The final chapter concerns 'human stories', using Wollstonecraft's semi-autobiographical fiction and Mill's Autobiography (and stories of their reception), alongside a number of other forms of female personal narratives, historical and present, from across the globe, to consider the role of personal narratives in forming the basis for arguments justifying universal women's human rights. Wollstonecraft's shifting status as a feminist 'meme' is charted, alongside the idealisation of the intellectual marriage of equals exemplified in Mill and Taylor's relationship, providing an aspirational model for other egalitarian sexual relationships (though Hunt Botting might buy into the thought that Mill and Taylor never had a sexual relationship even after marriage a little too un-critically -- Mill's account in the Autobiography clearly only refers to their refraining from sexual relations whilst Taylor's first husband was alive[2]). Indeed, given this joint influence on later campaigners for women's human rights, given Mill's acknowledgement of Taylor as his co-author (which Hunt Botting rightly notes), and given that this probably also extended to Subjection, which though published after Taylor's death was penned before it, perhaps Hunt Botting ought to have spoken of Mill and Taylor's account of women's human rights.

This is a fascinating chapter since the stories it contains are so interesting -- and, indeed, could probably form a book of their own. Moreover, the shift from story-telling to a theoretical questioning of whether individual accounts of female experience can be used to found women's human rights is an interesting one, speaking to a set of intersectional problems with any idea of 'universal' 'human' rights.

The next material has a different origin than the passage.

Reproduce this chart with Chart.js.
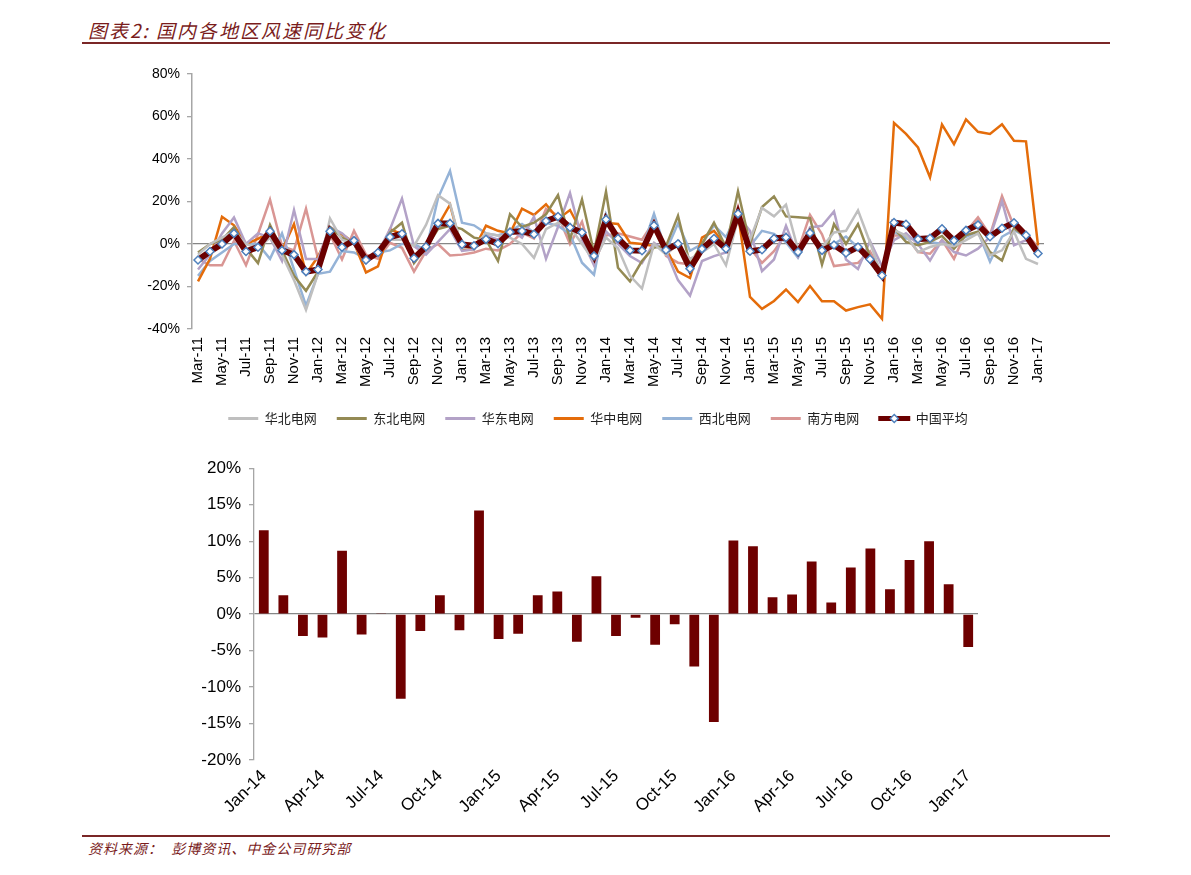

From this sketch it ought to be clear that though all the chapters deal with Wollstonecraft and Mill, and/or their reception as theorists of, and campaigners for, women's human rights, the 'thread' of the book is not wholly clear, with each chapter dealing with a disparate, though interesting, problem. There is a certain tension in the book between charting the accounts of women's human rights given by Wollstonecraft and Mill, charting the reception of those accounts, and using those accounts and experiences to make positive policy proposals for contemporary campaigners for women's human rights. At times, this is very successfully negotiated, and in a number of different ways. At other times, the advice for application is very brief, or seems disconnected from the previous discussion.

There is no final conclusion which pulls all these threads together, in terms either of lessons to be learned from Mill and Wollstonecraft in terms of practical application or of an overall assessment of the approach of each to the question of women's human rights. Instead the book ends relatively suddenly with a mention of Malala Yousafzai and what appears to be a criticism of her as 'just another girl, with flaws like any other person', flaws which were apparently shown in her 'positioning of her politics against the Taliban, introduc[ing] a strain of antifundamentalist rhetoric into her speeches and writings, which angered her enemies' and apparently 'risked losing her hard-won image as a peacemaker who seeks to reconcile her Muslim faith with feminism, especially among fundamentalist followers of Islam' (248). One might, however, ask whether this is a 'flaw', and whether Yousafzai ought to be concerned with not 'angering her enemies', or with abiding by the expectations of fundamentalists. It certainly is true that Yousafzai's 'personal yet political predicament shows both the enduring promise and real difficulties of women's human rights advocacy', but it is perhaps verging on sentimental to suggest that such experience is a case of 'personal trial' and 'human error' 'In the school of Mill and Wollstonecraft' which enables one to 'better defend the human rights of women' (248). This ending is a shame, as the rest of book is thoughtful, insightful and illuminates women's experiences of conceptualising and campaigning for women's human rights.

Hunt Botting notes that this is the first full-length treatment of both Mill's and Wollstonecraft's arguments for women's human rights. One could add that it is one of very few pieces to compare their views on anything -- evidently a serious lacuna in existing scholarly literature.

Overall, this is a well-written, well-researched and extremely interesting book. Hunt Botting evidently has a scholarly grasp of the historical and intellectual context of both Wollstonecraft's and Mill's arguments for women's human rights -- her explanations both of their period and their ideas are exemplary, and the book is worth reading just for these (particularly in Chapters 1, 2 and 3). Her account of the reception of both Vindication and Subjection is fascinating (particularly in Chapters 4 and 5), though perhaps more to a historian than a lawyer or political theorist. (This said, I think there are a few errors in interpreting the historical data -- the reproduced portrait of Wollstonecraft, for instance, does not depict 'Mrs Godwin' as a 'cross-dressing philosopher', as Hunt Botting argues, but only as wearing a fashionable hat (128-129). Similarly 'Mrs Godwin' is not trying to make her more 'male', but giving her what would then have been considered her proper name.) There is much in it for the student of the history of political thought in general, as well as people specifically interested in Wollstonecraft and Mill, their contexts, their ideas and their reception. There is also much in it of use for the contemporary student of, campaigner for, or theoriser of women's human rights who is considering what approaches to utilise in defending, positing and campaigning for these rights, and who is seeking to be grounded in a sense of more than two centuries of universal struggle, particularly by a whole army of characters whose lives and idea come to life in these pages.


[1] Harriet Taylor and John Stuart Mill, Papers on Women's Rights, Collected Works XXI (Toronto University Press, 1984), p. 386.

[2] Mill, Early Draft of the Autobiography, CW I (Toronto University Press, 1983), p. 236.